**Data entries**
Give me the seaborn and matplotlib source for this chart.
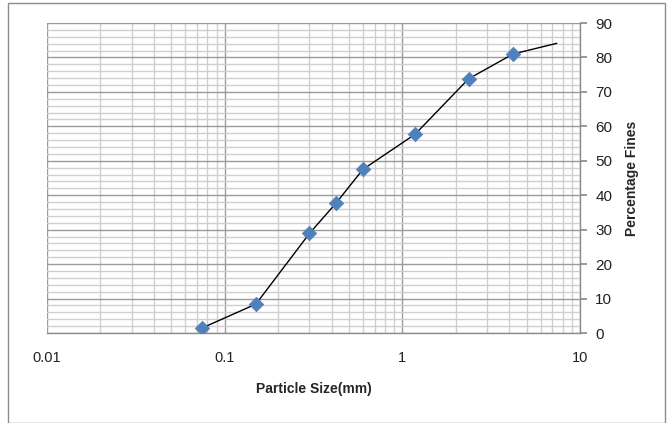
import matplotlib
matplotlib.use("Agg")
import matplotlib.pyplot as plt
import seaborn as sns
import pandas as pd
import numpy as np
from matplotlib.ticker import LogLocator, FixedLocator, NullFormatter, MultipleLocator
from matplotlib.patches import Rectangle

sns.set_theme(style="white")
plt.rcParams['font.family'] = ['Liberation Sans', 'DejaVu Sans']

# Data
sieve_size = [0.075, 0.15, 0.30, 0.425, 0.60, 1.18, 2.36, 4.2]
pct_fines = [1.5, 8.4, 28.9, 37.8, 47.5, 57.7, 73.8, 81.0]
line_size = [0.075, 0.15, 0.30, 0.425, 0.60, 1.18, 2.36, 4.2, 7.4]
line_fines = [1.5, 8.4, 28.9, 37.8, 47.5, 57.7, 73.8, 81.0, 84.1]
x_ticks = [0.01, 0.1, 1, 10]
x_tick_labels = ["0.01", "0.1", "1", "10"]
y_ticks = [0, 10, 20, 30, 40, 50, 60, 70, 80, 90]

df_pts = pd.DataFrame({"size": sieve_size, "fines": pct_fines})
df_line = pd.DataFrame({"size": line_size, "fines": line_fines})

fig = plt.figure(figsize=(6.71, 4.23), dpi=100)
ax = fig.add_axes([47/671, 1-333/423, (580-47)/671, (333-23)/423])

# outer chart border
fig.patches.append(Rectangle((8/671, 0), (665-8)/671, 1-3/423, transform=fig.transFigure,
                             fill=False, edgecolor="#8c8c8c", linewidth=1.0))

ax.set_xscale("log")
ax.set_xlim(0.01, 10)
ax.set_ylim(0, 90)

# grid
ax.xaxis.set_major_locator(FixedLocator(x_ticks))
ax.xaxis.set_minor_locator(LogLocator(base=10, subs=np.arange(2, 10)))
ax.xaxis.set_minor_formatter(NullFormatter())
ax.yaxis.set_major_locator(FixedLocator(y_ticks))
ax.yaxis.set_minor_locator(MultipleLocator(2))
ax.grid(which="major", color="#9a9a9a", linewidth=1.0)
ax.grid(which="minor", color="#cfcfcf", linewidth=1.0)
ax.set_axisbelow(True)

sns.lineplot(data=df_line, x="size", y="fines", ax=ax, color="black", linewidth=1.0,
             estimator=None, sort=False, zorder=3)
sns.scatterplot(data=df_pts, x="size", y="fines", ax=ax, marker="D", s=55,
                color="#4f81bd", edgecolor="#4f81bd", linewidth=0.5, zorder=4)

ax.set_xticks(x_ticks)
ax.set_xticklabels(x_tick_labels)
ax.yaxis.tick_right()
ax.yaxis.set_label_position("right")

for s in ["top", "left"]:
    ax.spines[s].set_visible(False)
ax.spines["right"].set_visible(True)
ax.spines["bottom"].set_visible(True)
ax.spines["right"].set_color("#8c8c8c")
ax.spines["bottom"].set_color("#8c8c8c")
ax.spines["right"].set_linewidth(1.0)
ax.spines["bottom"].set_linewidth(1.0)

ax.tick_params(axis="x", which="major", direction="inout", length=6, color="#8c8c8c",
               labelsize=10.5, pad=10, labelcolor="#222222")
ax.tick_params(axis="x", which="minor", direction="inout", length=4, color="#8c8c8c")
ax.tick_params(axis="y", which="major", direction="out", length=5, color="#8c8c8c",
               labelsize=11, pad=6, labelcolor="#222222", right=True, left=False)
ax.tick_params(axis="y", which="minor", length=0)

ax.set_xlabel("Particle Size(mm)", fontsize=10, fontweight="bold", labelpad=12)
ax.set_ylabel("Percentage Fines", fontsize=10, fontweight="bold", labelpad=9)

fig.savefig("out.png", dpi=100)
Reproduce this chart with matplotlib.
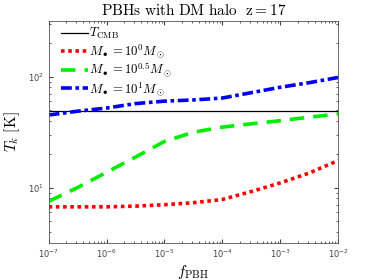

**Your instructions**
Set down the records above word for word, from the first line through the line containing "ax.set_ylim(0, 90)", both included; leave out the pictures.

**Task response**
Give me the seaborn and matplotlib source for this chart.
import matplotlib
matplotlib.use("Agg")
import matplotlib.pyplot as plt
import seaborn as sns
import pandas as pd
import numpy as np
from matplotlib.ticker import LogLocator, FixedLocator, NullFormatter, MultipleLocator
from matplotlib.patches import Rectangle

sns.set_theme(style="white")
plt.rcParams['font.family'] = ['Liberation Sans', 'DejaVu Sans']

# Data
sieve_size = [0.075, 0.15, 0.30, 0.425, 0.60, 1.18, 2.36, 4.2]
pct_fines = [1.5, 8.4, 28.9, 37.8, 47.5, 57.7, 73.8, 81.0]
line_size = [0.075, 0.15, 0.30, 0.425, 0.60, 1.18, 2.36, 4.2, 7.4]
line_fines = [1.5, 8.4, 28.9, 37.8, 47.5, 57.7, 73.8, 81.0, 84.1]
x_ticks = [0.01, 0.1, 1, 10]
x_tick_labels = ["0.01", "0.1", "1", "10"]
y_ticks = [0, 10, 20, 30, 40, 50, 60, 70, 80, 90]

df_pts = pd.DataFrame({"size": sieve_size, "fines": pct_fines})
df_line = pd.DataFrame({"size": line_size, "fines": line_fines})

fig = plt.figure(figsize=(6.71, 4.23), dpi=100)
ax = fig.add_axes([47/671, 1-333/423, (580-47)/671, (333-23)/423])

# outer chart border
fig.patches.append(Rectangle((8/671, 0), (665-8)/671, 1-3/423, transform=fig.transFigure,
                             fill=False, edgecolor="#8c8c8c", linewidth=1.0))

ax.set_xscale("log")
ax.set_xlim(0.01, 10)
ax.set_ylim(0, 90)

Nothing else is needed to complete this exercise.